Textile Industry Year-End Trade And Economic Report

Textile Industry Year-End Trade And Economic Report The president of the American Textile
Manufacturers Institute (ATMI) cited the industrys increased exports as the brightest spot in an
otherwise challenging economic picture for the U.S. textile industry in 2000.According to ATMI
President Roger W. Chastain, Textile mill shipments fell for the third consecutive year as the
general economy started to cool and imports of low-cost Asian textiles continued to exert downward
pressure on domestic textile prices. However, the importance of well-negotiated trade agreements
such as the North American Free Trade Agreement (NAFTA) and the recently inaugurated U.S.-Caribbean
Basin Trade Partnership Act was underscored by the 12-percent increase in exports of yarn, fabric
and made-up textile goods in 2000. Chastain noted that despite a strong U.S. dollar, textile
exports exceeded $10 billion for the first time in history.The annual business review issued by
ATMI also showed that: Textile mill shipments fell in 2000 for the third year in a row.
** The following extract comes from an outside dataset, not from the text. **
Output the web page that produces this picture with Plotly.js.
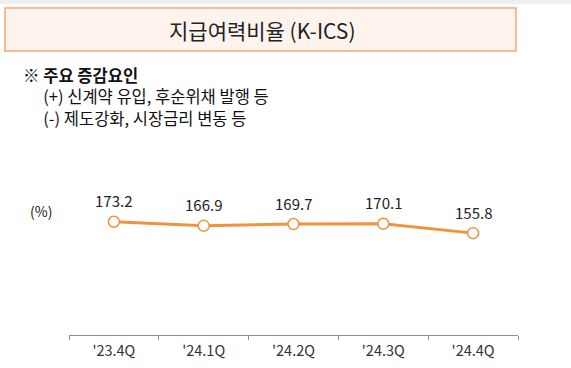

This was
the first three-year decline in textile mill shipments in at least 40 years. Shipments declined
approximately 1 percent last year to $77 billion, the lowest level since 1993. Mill fiber
consumption managed a 1- percent gain last year to 16.6 billion pounds. Following two consecutive
declines, the producer price index (PPI) for selected textile mill products remained unchanged in
2000 from 1999. Textile corporate sales also weakened in 2000 and were down 4 percent, to $58.2
billion, the lowest sales level since 1991. Significant write-offs resulted in an after-tax
industry loss of approximately $300 million last year, following profits of $700 million in 1999.
Prior to last year, the industry has not had an annual loss in the more than 50 years that the data
has been collected. Meanwhile, despite an 18-minute increase in the average workweek in the textile
industry in 2000, the index of hours worked in the industry fell 2 percent, reflecting the slower
pace of industry conditions. Textile employment continued its long-term decline in 2000 and reached
an average of 543,000 workers, about 3 percent or 15,000 workers below 1999. However, industry
productivity continued to grow as the pounds of fiber processed per employee increased 3.4 percent
in 2000 and real shipments per worker hour rose 2.5 percent.